++++ Data extract

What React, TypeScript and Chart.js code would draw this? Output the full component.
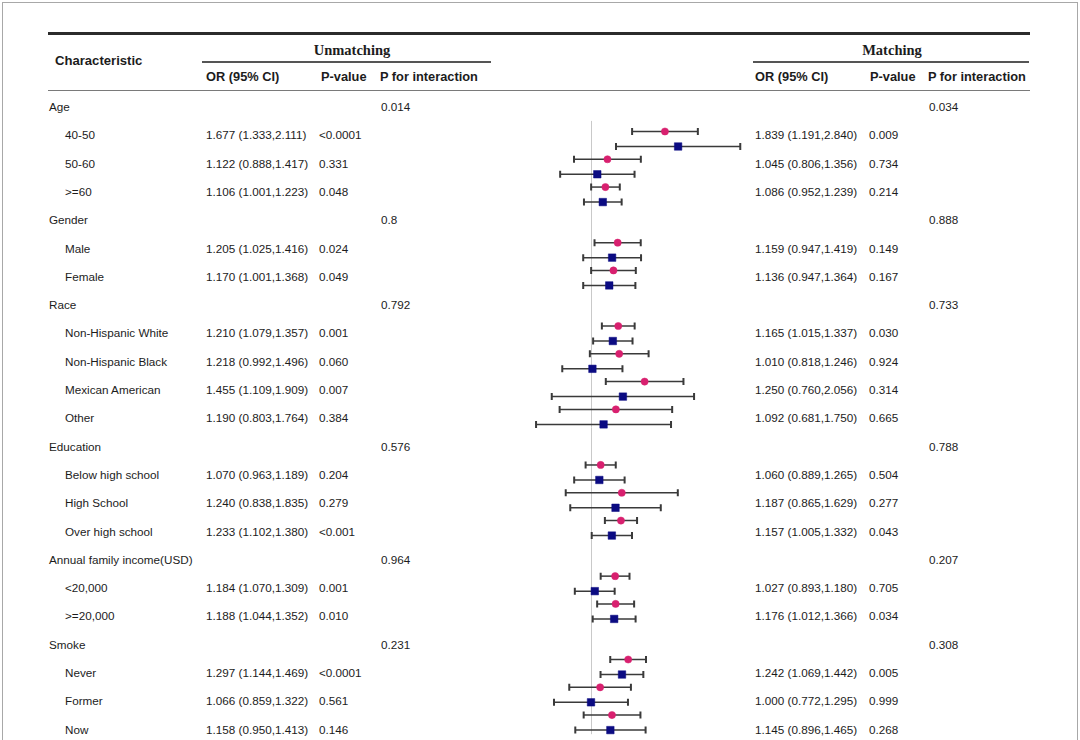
import React, { useEffect, useRef } from "react";
import { Chart, registerables } from "chart.js";

Chart.register(...registerables);

// ---------------- DATA ----------------
const groups = ["Age", "Gender", "Race", "Education", "Annual family income(USD)", "Smoke"];
const subgroups = [
  ["40-50", "50-60", ">=60"],
  ["Male", "Female"],
  ["Non-Hispanic White", "Non-Hispanic Black", "Mexican American", "Other"],
  ["Below high school", "High School", "Over high school"],
  ["<20,000", ">=20,000"],
  ["Never", "Former", "Now"],
];

// Unmatching
const unOR = [1.677, 1.122, 1.106, 1.205, 1.17, 1.21, 1.218, 1.455, 1.19, 1.07, 1.24, 1.233, 1.184, 1.188, 1.297, 1.066, 1.158];
const unLo = [1.333, 0.888, 1.001, 1.025, 1.001, 1.079, 0.992, 1.109, 0.803, 0.963, 0.838, 1.102, 1.07, 1.044, 1.144, 0.859, 0.95];
const unHi = [2.111, 1.417, 1.223, 1.416, 1.368, 1.357, 1.496, 1.909, 1.764, 1.189, 1.835, 1.38, 1.309, 1.352, 1.469, 1.322, 1.413];
const unP = ["<0.0001", "0.331", "0.048", "0.024", "0.049", "0.001", "0.060", "0.007", "0.384", "0.204", "0.279", "<0.001", "0.001", "0.010", "<0.0001", "0.561", "0.146"];
const unPint = ["0.014", "0.8", "0.792", "0.576", "0.964", "0.231"];

// Matching
const maOR = [1.839, 1.045, 1.086, 1.159, 1.136, 1.165, 1.01, 1.25, 1.092, 1.06, 1.187, 1.157, 1.027, 1.176, 1.242, 1.0, 1.145];
const maLo = [1.191, 0.806, 0.952, 0.947, 0.947, 1.015, 0.818, 0.76, 0.681, 0.889, 0.865, 1.005, 0.893, 1.012, 1.069, 0.772, 0.896];
const maHi = [2.84, 1.356, 1.239, 1.419, 1.364, 1.337, 1.246, 2.056, 1.75, 1.265, 1.629, 1.332, 1.18, 1.366, 1.442, 1.295, 1.465];
const maP = ["0.009", "0.734", "0.214", "0.149", "0.167", "0.030", "0.924", "0.314", "0.665", "0.504", "0.277", "0.043", "0.705", "0.034", "0.005", "0.999", "0.268"];
const maPint = ["0.034", "0.888", "0.733", "0.788", "0.207", "0.308"];

// ---------------- LAYOUT ----------------
const ROW_TOP = 107;
const ROW_STEP = 28.3;
const CANVAS_LEFT = 490;
const CANVAS_TOP = 95;
const CANVAS_W = 270;
const CANVAS_H = 645;
const X_LEFT_PX = 500; // page x of chart area left
const X_RIGHT_PX = 750;
const REF_PX = 591; // page x of OR = 1
const PX_PER_LN = 143;

const FONT = "Arial, 'Liberation Sans', Helvetica, sans-serif";
const TEXT = "#1c1c1c";

type Row = { label: string; group: boolean; gi: number; si: number };
const rows: Row[] = [];
{
  let k = 0;
  groups.forEach((g, gi) => {
    rows.push({ label: g, group: true, gi, si: -1 });
    subgroups[gi].forEach((s) => {
      rows.push({ label: s, group: false, gi, si: k });
      k++;
    });
  });
}

const fmt = (v: number) => v.toFixed(3);
const ciText = (o: number, l: number, h: number) => `${fmt(o)} (${fmt(l)},${fmt(h)})`;

const errorBarPlugin = {
  id: "errorBars",
  beforeDatasetsDraw(chart: any) {
    const { ctx, chartArea } = chart;
    const xs = chart.scales.x;
    const ys = chart.scales.y;
    ctx.save();
    const xr = Math.round(xs.getPixelForValue(1)) + 0.5;
    ctx.strokeStyle = "#c9c9c9";
    ctx.lineWidth = 1;
    ctx.beginPath();
    ctx.moveTo(xr, ys.getPixelForValue(0.3));
    ctx.lineTo(xr, chartArea.bottom);
    ctx.stroke();
    chart.data.datasets.forEach((ds: any) => {
      ds.data.forEach((p: any) => {
        const yp = ys.getPixelForValue(p.y);
        const xl = xs.getPixelForValue(p.lo);
        const xh = xs.getPixelForValue(p.hi);
        ctx.strokeStyle = "#3a3a3a";
        ctx.lineWidth = 1.5;
        ctx.beginPath();
        ctx.moveTo(xl, yp);
        ctx.lineTo(xh, yp);
        ctx.stroke();
        ctx.lineWidth = 2;
        ctx.beginPath();
        ctx.moveTo(xl, yp - 3.5);
        ctx.lineTo(xl, yp + 3.5);
        ctx.moveTo(xh, yp - 3.5);
        ctx.lineTo(xh, yp + 3.5);
        ctx.stroke();
      });
    });
    ctx.restore();
  },
};

function ForestChart() {
  const ref = useRef<HTMLCanvasElement | null>(null);
  useEffect(() => {
    if (!ref.current) return;
    const unData: any[] = [];
    const maData: any[] = [];
    rows.forEach((r, ri) => {
      if (r.group) return;
      const i = r.si;
      unData.push({ x: unOR[i], y: ri - 0.32, lo: unLo[i], hi: unHi[i] });
      maData.push({ x: maOR[i], y: ri + 0.22, lo: maLo[i], hi: maHi[i] });
    });
    const padL = X_LEFT_PX - CANVAS_LEFT;
    const padR = CANVAS_LEFT + CANVAS_W - X_RIGHT_PX;
    const xMin = Math.exp((X_LEFT_PX - REF_PX) / PX_PER_LN);
    const xMax = Math.exp((X_RIGHT_PX - REF_PX) / PX_PER_LN);
    const yMin = (CANVAS_TOP - ROW_TOP) / ROW_STEP;
    const yMax = yMin + CANVAS_H / ROW_STEP;
    const chart = new Chart(ref.current, {
      type: "scatter",
      data: {
        datasets: [
          {
            label: "Unmatching",
            data: unData,
            pointStyle: "circle",
            pointRadius: 3.6,
            backgroundColor: "#d8206f",
            borderColor: "#d8206f",
            borderWidth: 0.5,
            clip: false,
          } as any,
          {
            label: "Matching",
            data: maData,
            pointStyle: "rect",
            pointRadius: 5.3,
            backgroundColor: "#0b0b82",
            borderColor: "#0b0b82",
            borderWidth: 0.5,
            clip: false,
          } as any,
        ],
      },
      options: {
        animation: false,
        responsive: true,
        maintainAspectRatio: false,
        layout: { padding: { left: padL, right: padR, top: 0, bottom: 0 } },
        plugins: { legend: { display: false }, tooltip: { enabled: false } },
        scales: {
          x: { type: "logarithmic", min: xMin, max: xMax, bounds: "data", display: false },
          y: { type: "linear", min: yMin, max: yMax, reverse: true, display: false },
        },
      } as any,
      plugins: [errorBarPlugin],
    });
    return () => chart.destroy();
  }, []);
  return (
    <div style={{ position: "absolute", left: CANVAS_LEFT, top: CANVAS_TOP, width: CANVAS_W, height: CANVAS_H }}>
      <canvas ref={ref} />
    </div>
  );
}

function T({ x, y, children, bold, size, serif, center }: any) {
  const lh = 16;
  return (
    <div
      style={{
        position: "absolute",
        left: center ? x - 150 : x,
        width: center ? 300 : undefined,
        textAlign: center ? "center" : "left",
        top: y - lh / 2,
        lineHeight: lh + "px",
        fontSize: size || 11.7,
        fontWeight: bold ? 700 : 400,
        fontFamily: serif ? "'Times New Roman', 'Liberation Serif', serif" : FONT,
        color: TEXT,
        whiteSpace: "nowrap",
      }}
    >
      {children}
    </div>
  );
}

function HLine({ x1, x2, y, h, color }: any) {
  return (
    <div style={{ position: "absolute", left: x1, top: y - h / 2, width: x2 - x1, height: h, background: color }} />
  );
}

export default function App() {
  return (
    <div style={{ position: "fixed", left: 0, top: 0, width: 1080, height: 740, background: "#fff", overflow: "hidden" }}>
      <div style={{ position: "absolute", left: 2, top: 2, width: 1074, height: 760, border: "1px solid #a8a8a8" }} />
      <HLine x1={48} x2={1030} y={33} h={3} color="#2b2b2b" />
      <HLine x1={202} x2={491} y={62} h={1.5} color="#555" />
      <HLine x1={753} x2={1029} y={62} h={1.5} color="#555" />
      <HLine x1={48} x2={1030} y={90.5} h={1.6} color="#7a7a7a" />

      <T x={55} y={61} bold size={13.1}>Characteristic</T>
      <T x={352} y={50} bold serif size={14.5} center>Unmatching</T>
      <T x={892} y={50} bold serif size={14.5} center>Matching</T>
      <T x={206} y={77} bold size={12.8}>OR (95% CI)</T>
      <T x={321} y={77} bold size={12.8}>P-value</T>
      <T x={380} y={77} bold size={12.8}>P for interaction</T>
      <T x={755} y={77} bold size={12.8}>OR (95% CI)</T>
      <T x={870} y={77} bold size={12.8}>P-value</T>
      <T x={928} y={77} bold size={12.8}>P for interaction</T>

      {rows.map((r, ri) => {
        const y = ROW_TOP + ri * ROW_STEP;
        if (r.group) {
          return (
            <React.Fragment key={ri}>
              <T x={49} y={y}>{r.label}</T>
              <T x={381} y={y}>{unPint[r.gi]}</T>
              <T x={929} y={y}>{maPint[r.gi]}</T>
            </React.Fragment>
          );
        }
        const i = r.si;
        return (
          <React.Fragment key={ri}>
            <T x={65} y={y}>{r.label}</T>
            <T x={206} y={y}>{ciText(unOR[i], unLo[i], unHi[i])}</T>
            <T x={319} y={y}>{unP[i]}</T>
            <T x={755} y={y}>{ciText(maOR[i], maLo[i], maHi[i])}</T>
            <T x={869} y={y}>{maP[i]}</T>
          </React.Fragment>
        );
      })}

      <ForestChart />
    </div>
  );
}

++++++++

Requirements: Tell how many lines in the material contain the word "React". Only the number is wanted.

Task output: 6